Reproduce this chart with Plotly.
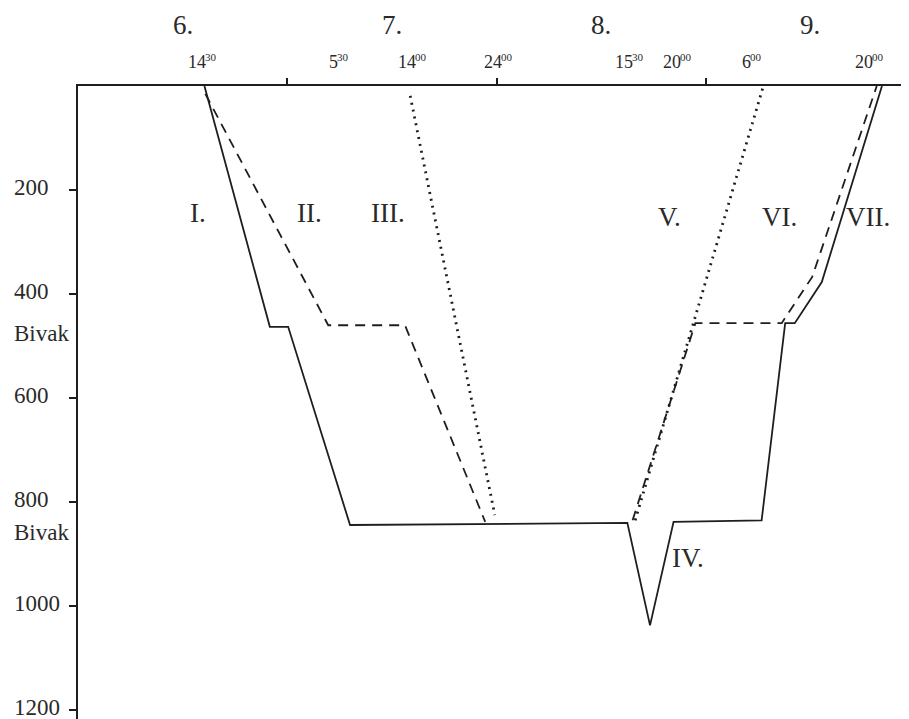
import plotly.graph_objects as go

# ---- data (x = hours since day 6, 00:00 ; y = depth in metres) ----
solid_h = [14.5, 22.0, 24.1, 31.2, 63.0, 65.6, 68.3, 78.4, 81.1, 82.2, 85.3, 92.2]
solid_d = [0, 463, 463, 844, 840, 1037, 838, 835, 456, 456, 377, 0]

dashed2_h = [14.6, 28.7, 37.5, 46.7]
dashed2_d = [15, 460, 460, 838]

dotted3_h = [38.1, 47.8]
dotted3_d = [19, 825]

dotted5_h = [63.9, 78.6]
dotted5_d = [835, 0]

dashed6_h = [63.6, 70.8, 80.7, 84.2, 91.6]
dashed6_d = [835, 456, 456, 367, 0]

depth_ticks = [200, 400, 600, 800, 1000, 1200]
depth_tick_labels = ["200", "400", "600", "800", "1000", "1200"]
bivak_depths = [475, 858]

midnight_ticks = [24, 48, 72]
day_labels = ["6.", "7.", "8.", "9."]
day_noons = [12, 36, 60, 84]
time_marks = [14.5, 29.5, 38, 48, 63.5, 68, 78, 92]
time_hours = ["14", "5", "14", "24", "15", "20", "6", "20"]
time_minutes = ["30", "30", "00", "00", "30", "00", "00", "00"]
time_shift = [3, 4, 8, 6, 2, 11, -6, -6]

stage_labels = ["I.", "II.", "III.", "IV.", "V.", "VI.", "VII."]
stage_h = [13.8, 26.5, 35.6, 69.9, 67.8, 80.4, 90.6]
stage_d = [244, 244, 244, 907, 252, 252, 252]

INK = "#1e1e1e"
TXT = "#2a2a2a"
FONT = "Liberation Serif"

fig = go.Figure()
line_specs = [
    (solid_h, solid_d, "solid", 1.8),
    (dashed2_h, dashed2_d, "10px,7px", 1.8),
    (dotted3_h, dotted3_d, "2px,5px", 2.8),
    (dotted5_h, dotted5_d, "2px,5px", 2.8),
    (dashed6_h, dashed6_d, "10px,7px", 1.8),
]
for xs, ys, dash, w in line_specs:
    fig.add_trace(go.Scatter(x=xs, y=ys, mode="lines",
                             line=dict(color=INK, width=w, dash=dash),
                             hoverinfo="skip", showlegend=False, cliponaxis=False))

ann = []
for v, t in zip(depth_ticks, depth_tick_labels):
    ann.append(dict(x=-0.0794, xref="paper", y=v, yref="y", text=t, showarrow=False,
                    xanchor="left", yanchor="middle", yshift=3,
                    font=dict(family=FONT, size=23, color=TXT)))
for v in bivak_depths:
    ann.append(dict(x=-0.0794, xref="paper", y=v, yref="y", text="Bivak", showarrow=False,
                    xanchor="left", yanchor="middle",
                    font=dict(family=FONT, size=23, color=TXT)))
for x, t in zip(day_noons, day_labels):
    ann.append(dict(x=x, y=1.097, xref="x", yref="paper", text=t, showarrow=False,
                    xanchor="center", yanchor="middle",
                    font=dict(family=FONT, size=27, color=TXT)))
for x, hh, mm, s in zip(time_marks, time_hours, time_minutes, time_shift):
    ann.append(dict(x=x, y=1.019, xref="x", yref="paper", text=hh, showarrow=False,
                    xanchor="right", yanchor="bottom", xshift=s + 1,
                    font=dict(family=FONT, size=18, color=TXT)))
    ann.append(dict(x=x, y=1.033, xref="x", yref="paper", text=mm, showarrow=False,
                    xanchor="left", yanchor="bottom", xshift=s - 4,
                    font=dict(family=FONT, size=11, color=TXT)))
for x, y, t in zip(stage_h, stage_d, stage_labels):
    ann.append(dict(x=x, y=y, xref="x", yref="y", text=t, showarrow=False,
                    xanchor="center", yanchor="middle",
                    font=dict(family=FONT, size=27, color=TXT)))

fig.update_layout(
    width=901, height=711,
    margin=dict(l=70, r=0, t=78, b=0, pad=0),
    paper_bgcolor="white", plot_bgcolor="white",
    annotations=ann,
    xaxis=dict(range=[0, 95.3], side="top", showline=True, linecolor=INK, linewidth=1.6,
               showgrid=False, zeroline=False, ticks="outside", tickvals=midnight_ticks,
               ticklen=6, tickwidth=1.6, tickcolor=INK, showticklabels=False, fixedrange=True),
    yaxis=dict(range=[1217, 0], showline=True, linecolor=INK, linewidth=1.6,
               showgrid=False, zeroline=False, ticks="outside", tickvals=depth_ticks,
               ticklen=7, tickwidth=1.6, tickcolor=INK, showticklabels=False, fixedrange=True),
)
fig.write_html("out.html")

□ □ □ □ □

§ **The exercise**: Transcribe the whole listing exactly. Pictures stay out of your copy.

§ **Output for this task**:
Reproduce this chart with Plotly.
import plotly.graph_objects as go

# ---- data (x = hours since day 6, 00:00 ; y = depth in metres) ----
solid_h = [14.5, 22.0, 24.1, 31.2, 63.0, 65.6, 68.3, 78.4, 81.1, 82.2, 85.3, 92.2]
solid_d = [0, 463, 463, 844, 840, 1037, 838, 835, 456, 456, 377, 0]

dashed2_h = [14.6, 28.7, 37.5, 46.7]
dashed2_d = [15, 460, 460, 838]

dotted3_h = [38.1, 47.8]
dotted3_d = [19, 825]

dotted5_h = [63.9, 78.6]
dotted5_d = [835, 0]

dashed6_h = [63.6, 70.8, 80.7, 84.2, 91.6]
dashed6_d = [835, 456, 456, 367, 0]

depth_ticks = [200, 400, 600, 800, 1000, 1200]
depth_tick_labels = ["200", "400", "600", "800", "1000", "1200"]
bivak_depths = [475, 858]

midnight_ticks = [24, 48, 72]
day_labels = ["6.", "7.", "8.", "9."]
day_noons = [12, 36, 60, 84]
time_marks = [14.5, 29.5, 38, 48, 63.5, 68, 78, 92]
time_hours = ["14", "5", "14", "24", "15", "20", "6", "20"]
time_minutes = ["30", "30", "00", "00", "30", "00", "00", "00"]
time_shift = [3, 4, 8, 6, 2, 11, -6, -6]

stage_labels = ["I.", "II.", "III.", "IV.", "V.", "VI.", "VII."]
stage_h = [13.8, 26.5, 35.6, 69.9, 67.8, 80.4, 90.6]
stage_d = [244, 244, 244, 907, 252, 252, 252]

INK = "#1e1e1e"
TXT = "#2a2a2a"
FONT = "Liberation Serif"

fig = go.Figure()
line_specs = [
    (solid_h, solid_d, "solid", 1.8),
    (dashed2_h, dashed2_d, "10px,7px", 1.8),
    (dotted3_h, dotted3_d, "2px,5px", 2.8),
    (dotted5_h, dotted5_d, "2px,5px", 2.8),
    (dashed6_h, dashed6_d, "10px,7px", 1.8),
]
for xs, ys, dash, w in line_specs:
    fig.add_trace(go.Scatter(x=xs, y=ys, mode="lines",
                             line=dict(color=INK, width=w, dash=dash),
                             hoverinfo="skip", showlegend=False, cliponaxis=False))

ann = []
for v, t in zip(depth_ticks, depth_tick_labels):
    ann.append(dict(x=-0.0794, xref="paper", y=v, yref="y", text=t, showarrow=False,
                    xanchor="left", yanchor="middle", yshift=3,
                    font=dict(family=FONT, size=23, color=TXT)))
for v in bivak_depths:
    ann.append(dict(x=-0.0794, xref="paper", y=v, yref="y", text="Bivak", showarrow=False,
                    xanchor="left", yanchor="middle",
                    font=dict(family=FONT, size=23, color=TXT)))
for x, t in zip(day_noons, day_labels):
    ann.append(dict(x=x, y=1.097, xref="x", yref="paper", text=t, showarrow=False,
                    xanchor="center", yanchor="middle",
                    font=dict(family=FONT, size=27, color=TXT)))
for x, hh, mm, s in zip(time_marks, time_hours, time_minutes, time_shift):
    ann.append(dict(x=x, y=1.019, xref="x", yref="paper", text=hh, showarrow=False,
                    xanchor="right", yanchor="bottom", xshift=s + 1,
                    font=dict(family=FONT, size=18, color=TXT)))
    ann.append(dict(x=x, y=1.033, xref="x", yref="paper", text=mm, showarrow=False,
                    xanchor="left", yanchor="bottom", xshift=s - 4,
                    font=dict(family=FONT, size=11, color=TXT)))
for x, y, t in zip(stage_h, stage_d, stage_labels):
    ann.append(dict(x=x, y=y, xref="x", yref="y", text=t, showarrow=False,
                    xanchor="center", yanchor="middle",
                    font=dict(family=FONT, size=27, color=TXT)))

fig.update_layout(
    width=901, height=711,
    margin=dict(l=70, r=0, t=78, b=0, pad=0),
    paper_bgcolor="white", plot_bgcolor="white",
    annotations=ann,
    xaxis=dict(range=[0, 95.3], side="top", showline=True, linecolor=INK, linewidth=1.6,
               showgrid=False, zeroline=False, ticks="outside", tickvals=midnight_ticks,
               ticklen=6, tickwidth=1.6, tickcolor=INK, showticklabels=False, fixedrange=True),
    yaxis=dict(range=[1217, 0], showline=True, linecolor=INK, linewidth=1.6,
               showgrid=False, zeroline=False, ticks="outside", tickvals=depth_ticks,
               ticklen=7, tickwidth=1.6, tickcolor=INK, showticklabels=False, fixedrange=True),
)
fig.write_html("out.html")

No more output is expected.